■ **Extracted material**:

━━━━━━━━━━━━━━━━

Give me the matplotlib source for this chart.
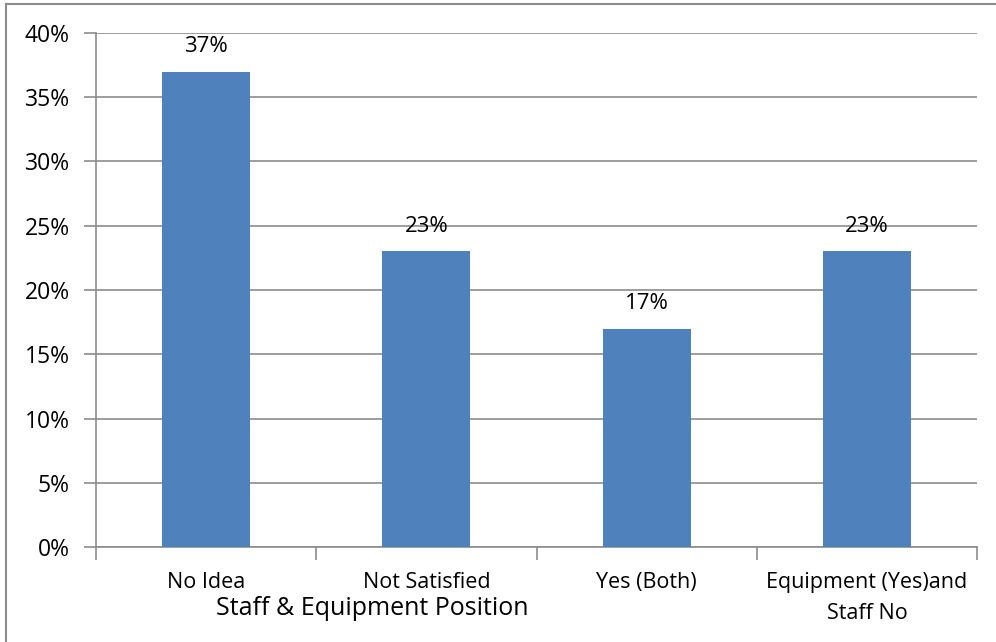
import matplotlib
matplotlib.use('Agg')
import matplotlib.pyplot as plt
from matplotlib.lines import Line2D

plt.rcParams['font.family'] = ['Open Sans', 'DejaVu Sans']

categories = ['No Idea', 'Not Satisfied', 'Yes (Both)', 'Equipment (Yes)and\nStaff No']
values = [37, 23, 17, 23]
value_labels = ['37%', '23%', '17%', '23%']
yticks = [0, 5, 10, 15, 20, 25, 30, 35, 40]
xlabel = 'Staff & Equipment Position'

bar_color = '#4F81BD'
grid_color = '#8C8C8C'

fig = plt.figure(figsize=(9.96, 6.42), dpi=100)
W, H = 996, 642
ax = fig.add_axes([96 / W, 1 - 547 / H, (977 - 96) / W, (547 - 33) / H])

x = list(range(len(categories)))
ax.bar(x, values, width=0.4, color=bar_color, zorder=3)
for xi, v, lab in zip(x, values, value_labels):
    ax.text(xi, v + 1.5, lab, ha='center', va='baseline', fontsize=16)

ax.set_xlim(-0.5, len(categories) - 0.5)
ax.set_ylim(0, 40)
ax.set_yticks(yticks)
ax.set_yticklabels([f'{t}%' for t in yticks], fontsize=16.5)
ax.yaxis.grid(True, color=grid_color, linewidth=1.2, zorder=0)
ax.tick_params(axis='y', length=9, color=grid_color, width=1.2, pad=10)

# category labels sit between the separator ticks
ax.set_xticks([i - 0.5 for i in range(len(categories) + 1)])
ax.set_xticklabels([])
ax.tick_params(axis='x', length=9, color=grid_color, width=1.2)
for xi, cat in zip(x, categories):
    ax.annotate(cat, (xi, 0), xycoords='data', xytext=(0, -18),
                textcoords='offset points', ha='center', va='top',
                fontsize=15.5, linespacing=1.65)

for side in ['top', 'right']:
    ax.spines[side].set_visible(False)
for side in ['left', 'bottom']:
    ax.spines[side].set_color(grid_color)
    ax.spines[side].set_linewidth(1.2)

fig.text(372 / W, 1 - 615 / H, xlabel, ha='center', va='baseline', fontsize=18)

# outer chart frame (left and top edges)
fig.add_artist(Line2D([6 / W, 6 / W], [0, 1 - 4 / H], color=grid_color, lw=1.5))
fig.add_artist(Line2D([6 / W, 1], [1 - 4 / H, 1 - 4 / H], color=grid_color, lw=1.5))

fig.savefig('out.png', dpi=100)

━━━━━━━━━━━━━━━━

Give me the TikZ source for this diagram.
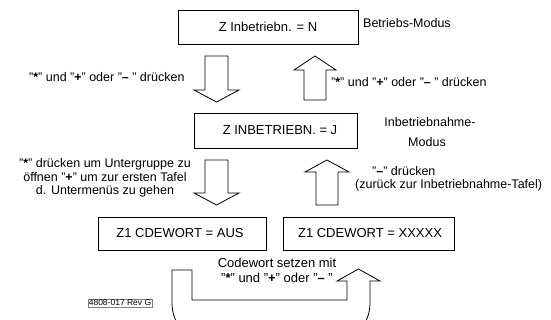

━━━━━━━━━━━━━━━━

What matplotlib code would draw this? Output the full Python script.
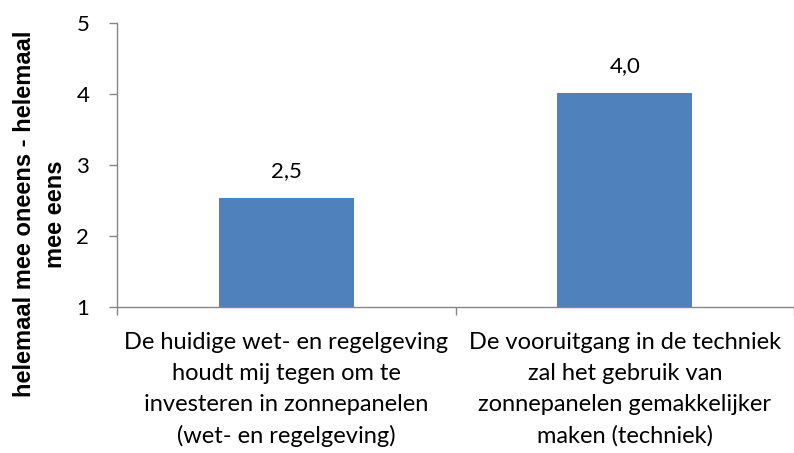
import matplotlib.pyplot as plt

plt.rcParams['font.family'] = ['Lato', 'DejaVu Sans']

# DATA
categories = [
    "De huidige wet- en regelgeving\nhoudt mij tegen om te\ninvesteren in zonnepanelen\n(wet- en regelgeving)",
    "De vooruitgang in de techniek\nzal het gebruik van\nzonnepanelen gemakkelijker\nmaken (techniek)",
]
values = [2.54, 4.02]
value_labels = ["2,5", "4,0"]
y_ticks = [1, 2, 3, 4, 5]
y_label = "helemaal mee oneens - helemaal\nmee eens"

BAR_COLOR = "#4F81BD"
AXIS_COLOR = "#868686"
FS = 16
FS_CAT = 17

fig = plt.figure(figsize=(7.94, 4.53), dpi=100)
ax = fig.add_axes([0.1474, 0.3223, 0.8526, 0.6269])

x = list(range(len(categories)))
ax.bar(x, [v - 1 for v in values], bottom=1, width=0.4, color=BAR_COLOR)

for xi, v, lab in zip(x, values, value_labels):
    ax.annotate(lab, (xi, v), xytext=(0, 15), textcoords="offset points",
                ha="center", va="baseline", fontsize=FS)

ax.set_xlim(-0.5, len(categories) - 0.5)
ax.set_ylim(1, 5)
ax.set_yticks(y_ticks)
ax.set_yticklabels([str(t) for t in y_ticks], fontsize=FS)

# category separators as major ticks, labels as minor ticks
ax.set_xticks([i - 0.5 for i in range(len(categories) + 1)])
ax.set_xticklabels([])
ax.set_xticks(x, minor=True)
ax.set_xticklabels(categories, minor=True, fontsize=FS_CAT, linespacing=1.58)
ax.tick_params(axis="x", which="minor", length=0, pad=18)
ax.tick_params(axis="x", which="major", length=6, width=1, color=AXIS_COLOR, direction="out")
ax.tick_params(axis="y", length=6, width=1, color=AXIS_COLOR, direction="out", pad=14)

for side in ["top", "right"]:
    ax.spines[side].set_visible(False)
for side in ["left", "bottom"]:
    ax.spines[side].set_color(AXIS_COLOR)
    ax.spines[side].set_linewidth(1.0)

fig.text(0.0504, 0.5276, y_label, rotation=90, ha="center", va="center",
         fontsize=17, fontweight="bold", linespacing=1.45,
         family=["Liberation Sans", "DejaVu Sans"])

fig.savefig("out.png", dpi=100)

━━━━━━━━━━━━━━━━

■ **Aim**: Starting at the line containing "Give me the matplotlib source for this chart." and stopping after the line containing "ax = fig.add_axes([96", give the lines again exactly and leave out every image.

■ **Solution**:
Give me the matplotlib source for this chart.
import matplotlib
matplotlib.use('Agg')
import matplotlib.pyplot as plt
from matplotlib.lines import Line2D

plt.rcParams['font.family'] = ['Open Sans', 'DejaVu Sans']

categories = ['No Idea', 'Not Satisfied', 'Yes (Both)', 'Equipment (Yes)and\nStaff No']
values = [37, 23, 17, 23]
value_labels = ['37%', '23%', '17%', '23%']
yticks = [0, 5, 10, 15, 20, 25, 30, 35, 40]
xlabel = 'Staff & Equipment Position'

bar_color = '#4F81BD'
grid_color = '#8C8C8C'

fig = plt.figure(figsize=(9.96, 6.42), dpi=100)
W, H = 996, 642
ax = fig.add_axes([96 / W, 1 - 547 / H, (977 - 96) / W, (547 - 33) / H])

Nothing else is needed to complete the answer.